There I was, sending [bridget] a definition of the word berms, when, lo and behold, Outlook informed me that berms wasn't in its dictionary. When an application finds that it doesn't know a word, it should pop out to dictionary.com* and check there too. If it finds it, it should ask you whether you want to add it to your custom word list**, otherwise, it should just do what it does now i.e. panic.

* subsitute your favourite word source(s)

** configurable option to do this automatically.
-- neilp, Jul 09 2005

Awwww. http://corgi.ncn.com/
[2 fries shy of a happy meal, Jul 09 2005]

Microspell http://www.microspell.com/
Appears to do this. [waugsqueke, Jul 09 2005]

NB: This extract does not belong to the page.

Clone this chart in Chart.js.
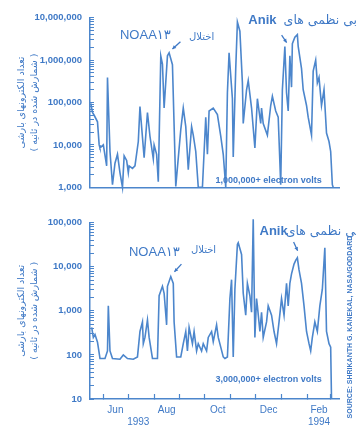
<!DOCTYPE html>
<html>
<head>
<meta charset="utf-8">
<script src="https://cdn.jsdelivr.net/npm/chart.js@4.4.1/dist/chart.umd.min.js"></script>
<style>
  body { margin: 0; background: #fff; }
  #wrap { position: relative; width: 356px; height: 429px; overflow: hidden; background: #fff; }
  canvas { position: absolute; left: 0; }
  #topChart { top: 0; }
  #bottomChart { top: 205px; }
</style>
</head>
<body>
<div id="wrap">
  <canvas id="topChart" width="356" height="205"></canvas>
  <canvas id="bottomChart" width="356" height="224"></canvas>
</div>
<script>
// days counted from 1 June 1993
const topDays = [
  -15, -13, -11, -7, -5, -4, 0, 4, 5, 8,
  11, 14, 17, 20, 23, 25, 28, 30, 31, 35,
  38, 42, 44, 49, 53, 56, 60, 61, 64, 66,
  69, 71, 73, 77, 79, 83, 87, 93, 96, 99,
  102, 106, 108, 111, 114, 119, 123, 125, 127, 132,
  137, 141, 144, 147, 149, 151, 155, 156, 159, 161,
  164, 167, 168, 172, 174, 178, 182, 185, 189, 190,
  192, 197, 201, 203, 207, 210, 213, 215, 218, 220,
  222, 224, 226, 227, 230, 233, 234, 238, 240, 244,
  246, 250, 252, 255, 257, 259, 262, 265, 268, 271,
  273, 275, 276
];
const topCounts = [
  95000, 58000, 50000, 35000, 10000, 8500, 10000, 3200, 390000, 7000,
  1150, 3700, 6000, 2200, 1000, 5500, 4300, 2200, 3200, 2800,
  3200, 12000, 80000, 5000, 58000, 16000, 4700, 10000, 6000, 1350,
  1260000, 810000, 74000, 1260000, 1480000, 780000, 1050, 23000, 74000, 27000,
  2600, 27000, 17000, 7000, 1000, 1000, 45000, 6000, 63000, 74000,
  52000, 16000, 6000, 1000, 170000, 1480000, 123000, 5200, 630000, 7900000,
  4800000, 290000, 32000, 200000, 330000, 74000, 8500, 123000, 32000, 74000,
  32000, 17000, 85000, 140000, 63000, 45000, 1150, 200000, 2100000, 170000,
  63000, 1260000, 230000, 2450000, 3470000, 4000000, 2100000, 630000, 200000, 85000,
  45000, 17000, 550000, 1000000, 290000, 390000, 85000, 200000, 19000, 12000,
  7000, 1150, 1000
];

const bottomDays = [
  -14, -12, -10, -7, -4, -1, 2, 5, 6, 8,
  11, 20, 24, 29, 36, 41, 44, 47, 48, 50,
  53, 55, 59, 65, 67, 71, 73, 76, 77, 81,
  84, 85, 88, 93, 96, 99, 101, 103, 107, 109,
  112, 114, 118, 120, 124, 126, 130, 132, 136, 138,
  141, 144, 146, 149, 152, 154, 156, 158, 161, 162,
  166, 168, 171, 173, 176, 178, 180, 182, 184, 185,
  188, 190, 192, 196, 198, 202, 205, 208, 211, 214,
  217, 220, 222, 224, 226, 229, 231, 233, 235, 238,
  241, 244, 247, 249, 251, 254, 257, 260, 263, 266,
  268, 271, 273, 274
];
const bottomCounts = [
  420, 250, 290, 195, 83, 83, 83, 123, 1300, 123,
  83, 80, 100, 83, 80, 90, 340, 560, 180, 250,
  620, 250, 83, 83, 2200, 3600, 2500, 480, 3600, 6000,
  4200, 560, 90, 90, 180, 340, 123, 420, 180, 340,
  123, 180, 123, 180, 123, 250, 340, 200, 480, 250,
  150, 90, 83, 90, 1900, 5100, 90, 3100, 32000, 35000,
  19000, 2500, 800, 4200, 2200, 930, 120000, 250, 1900, 1300,
  340, 930, 250, 560, 1300, 800, 340, 180, 560, 1900,
  800, 4200, 1300, 4200, 6900, 11500, 14000, 16000, 8500, 4200,
  1300, 340, 180, 123, 250, 560, 340, 1300, 3100, 27000,
  340, 180, 150, 10
];

const monthStarts = [0, 30, 61, 92, 122, 153, 183, 214, 245, 273];
const monthLabelDays = [14.5, 76, 137.5, 198.5, 259];
const monthLabels = ["Jun", "Aug", "Oct", "Dec", "Feb"];
const yearLabelDays = [42, 259];
const yearLabels = ["1993", "1994"];

const BLUE = "#4c86cc";
const TEXT = "#3f79c6";
const FA_FONT = '"DejaVu Sans", "Noto Sans", sans-serif';
const EN_FONT = '"Liberation Sans", "DejaVu Sans", sans-serif';
const yTitle = ["تعداد الکترونهای بارشی", "( شمارش شده در ثانیه )"];

function logTicks(min, max) {
  const ticks = [];
  for (let d = min; d < max; d *= 10) {
    for (let m = 1; m < 10; m++) ticks.push({ value: d * m });
  }
  ticks.push({ value: max });
  return ticks;
}

function xTickLabel(value) {
  const m = monthLabelDays.indexOf(value);
  const y = yearLabelDays.indexOf(value);
  if (m < 0 && y < 0) return "";
  return [m >= 0 ? monthLabels[m] : "", y >= 0 ? yearLabels[y] : ""];
}

// text notes and arrows, placed in data coordinates
const notesPlugin = {
  id: "notes",
  afterDatasetsDraw(chart, args, opts) {
    const { ctx } = chart;
    const x = chart.scales.x;
    const y = chart.scales.y;
    ctx.save();
    (opts.labels || []).forEach((n) => {
      ctx.font = n.font;
      ctx.fillStyle = TEXT;
      ctx.textAlign = n.align || "center";
      ctx.textBaseline = "middle";
      ctx.fillText(n.text, x.getPixelForValue(n.day), y.getPixelForValue(n.count));
    });
    (opts.arrows || []).forEach((a) => {
      const x1 = x.getPixelForValue(a.from[0]);
      const y1 = y.getPixelForValue(a.from[1]);
      const x2 = x.getPixelForValue(a.to[0]);
      const y2 = y.getPixelForValue(a.to[1]);
      const ang = Math.atan2(y2 - y1, x2 - x1);
      ctx.strokeStyle = TEXT;
      ctx.fillStyle = TEXT;
      ctx.lineWidth = 1.3;
      ctx.beginPath();
      ctx.moveTo(x1, y1);
      ctx.lineTo(x2, y2);
      ctx.stroke();
      ctx.beginPath();
      ctx.moveTo(x2, y2);
      ctx.lineTo(x2 - 4 * Math.cos(ang - 0.5), y2 - 4 * Math.sin(ang - 0.5));
      ctx.lineTo(x2 - 4 * Math.cos(ang + 0.5), y2 - 4 * Math.sin(ang + 0.5));
      ctx.closePath();
      ctx.fill();
    });
    if (opts.source) {
      ctx.translate(chart.width - 6, 122);
      ctx.rotate(-Math.PI / 2);
      ctx.font = "bold 7px " + EN_FONT;
      ctx.fillStyle = TEXT;
      ctx.textAlign = "center";
      ctx.textBaseline = "middle";
      ctx.fillText(opts.source, 0, 0);
    }
    ctx.restore();
  },
};

function makeChart(id, days, counts, yMin, yMax, cfg) {
  const ctx = document.getElementById(id).getContext("2d");
  const xTickValues = [...new Set([...monthStarts, ...monthLabelDays, ...yearLabelDays])].sort((a, b) => a - b);
  return new Chart(ctx, {
    type: "line",
    data: {
      datasets: [
        {
          data: days.map((d, i) => ({ x: d, y: counts[i] })),
          borderColor: BLUE,
          borderWidth: 1.6,
          pointRadius: 0,
          tension: 0,
          fill: false,
          clip: false,
        },
      ],
    },
    options: {
      responsive: false,
      animation: false,
      layout: { padding: { top: cfg.padTop, right: 17, bottom: 0, left: 0 } },
      plugins: {
        legend: { display: false },
        tooltip: { enabled: false },
        notes: cfg.notes,
      },
      scales: {
        x: {
          type: "linear",
          min: -16,
          max: 283,
          afterBuildTicks: (axis) => {
            axis.ticks = xTickValues.map((v) => ({ value: v }));
          },
          afterFit: (axis) => {
            axis.height = cfg.xHeight;
          },
          grid: {
            drawOnChartArea: false,
            drawTicks: cfg.showX,
            tickLength: -5,
            tickColor: (c) => (c.tick && monthStarts.includes(c.tick.value) ? BLUE : "rgba(0,0,0,0)"),
            tickWidth: 1.2,
          },
          border: { color: BLUE, width: 1.5 },
          ticks: {
            display: cfg.showX,
            autoSkip: false,
            maxRotation: 0,
            minRotation: 0,
            padding: 10,
            color: TEXT,
            font: { family: EN_FONT, size: 10 },
            callback: (v) => xTickLabel(v),
          },
        },
        y: {
          type: "logarithmic",
          min: yMin,
          max: yMax,
          afterBuildTicks: (axis) => {
            axis.ticks = logTicks(yMin, yMax);
          },
          afterFit: (axis) => {
            axis.width = 90;
          },
          grid: {
            drawOnChartArea: false,
            tickLength: -4,
            tickColor: BLUE,
            tickWidth: 1,
          },
          border: { color: BLUE, width: 1.5 },
          ticks: {
            autoSkip: false,
            padding: 12,
            color: TEXT,
            font: { family: EN_FONT, size: 9.5, weight: "bold" },
            callback: (v) => {
              const p = Math.log10(v);
              return Math.abs(p - Math.round(p)) < 1e-9 ? v.toLocaleString("en-US") : "";
            },
          },
          title: {
            display: true,
            text: yTitle,
            color: TEXT,
            font: { family: FA_FONT, size: 9.5, lineHeight: 1.35 },
            padding: { top: 15.5, bottom: 0 },
          },
        },
      },
    },
    plugins: [notesPlugin],
  });
}

makeChart("topChart", topDays, topCounts, 1000, 10000000, {
  padTop: 12,
  xHeight: 9,
  showX: false,
  notes: {
    labels: [
      { text: "NOAA۱۳", day: 50.5, count: 3860000, font: "13px " + EN_FONT },
      { text: "اختلال", day: 118, count: 3490000, font: "10px " + FA_FONT },
      { text: "Anik", day: 191, count: 8600000, font: "bold 13px " + EN_FONT },
      { text: "بی نظمی های", day: 216.5, count: 8600000, font: "12.5px " + FA_FONT, align: "left" },
      { text: "1,000,000+ electron volts", day: 198.4, count: 1420, font: "bold 9px " + EN_FONT },
    ],
    arrows: [
      { from: [92.6, 2720000], to: [83, 1820000] },
      { from: [214.1, 3860000], to: [220.1, 2590000] },
    ],
  },
});

makeChart("bottomChart", bottomDays, bottomCounts, 10, 100000, {
  padTop: 14,
  xHeight: 30,
  showX: true,
  notes: {
    labels: [
      { text: "NOAA۱۳", day: 61.3, count: 21000, font: "13px " + EN_FONT },
      { text: "اختلال", day: 120.3, count: 23200, font: "10px " + FA_FONT },
      { text: "Anik", day: 204.5, count: 63500, font: "bold 13px " + EN_FONT },
      { text: "بی نظمی های", day: 219, count: 63500, font: "12.5px " + FA_FONT, align: "left" },
      { text: "3,000,000+ electron volts", day: 198.4, count: 27.4, font: "bold 9px " + EN_FONT },
    ],
    arrows: [
      { from: [93.8, 11500], to: [85.4, 7700] },
      { from: [228.5, 36500], to: [233.3, 23200] },
    ],
    source: "SOURCE: SHRIKANTH G. KANEKAL, NASA/GODDARD",
  },
});
</script>
</body>
</html>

//goes an checks// Will that source be checking for typos and/or irregular grammar, too? (p.s.: thanks [neilp] for causing me to look up the definition of "berm". I had always thought it referred to the small hill or mound used in landscaping to divide or seclude an area, or alternatively to the unpaved shoulder of a road. I find now that it refers to the flat, level strip of ground on top of, at the base of, or shouldering that slope. Larn'd sumthin.)
-- jurist, Jul 09 2005


"Berm" can also refer to the pile of dirt thrown up by a series of off-road motorbikes making a turn along the same path over and over. I learned that after I saw a movie about a couple of Indians in the long-ago wilderness, that had them standing atop an obvious dirtbike berm. Nobody else noticed it, or thought it was funny, but somebody knew the word.

"Berm! Oh, excuse me, ma'am, that was my motorbike."
-- baconbrain, Jul 09 2005


+ Does anyone know what [Unabubba] means by "corgis". It's not in my dictionary in any way that works with what he said.
(See benfrost trousers).
-- Zimmy, Jul 09 2005


[link] [Zimmy]
-- 2 fries shy of a happy meal, Jul 09 2005


In the particular context that [UB] used the word, I think he was specifically playing on Queen Elizabeth II's well-known affection for the Pembroke Welsh Corgi breed. Rather annoying little herders and heel-nippers.
-- jurist, Jul 09 2005


[waugs] that microspell thing sort of does it, but I'd like this to replace the current spelling functionality (i.e. so it does spell checking before send, and highlighted within documents) without me having to instigate it each time. Also, microspell doesn't seem to actually consult 'the internet' each time it finds a word it doesn't know, only when you ask it to.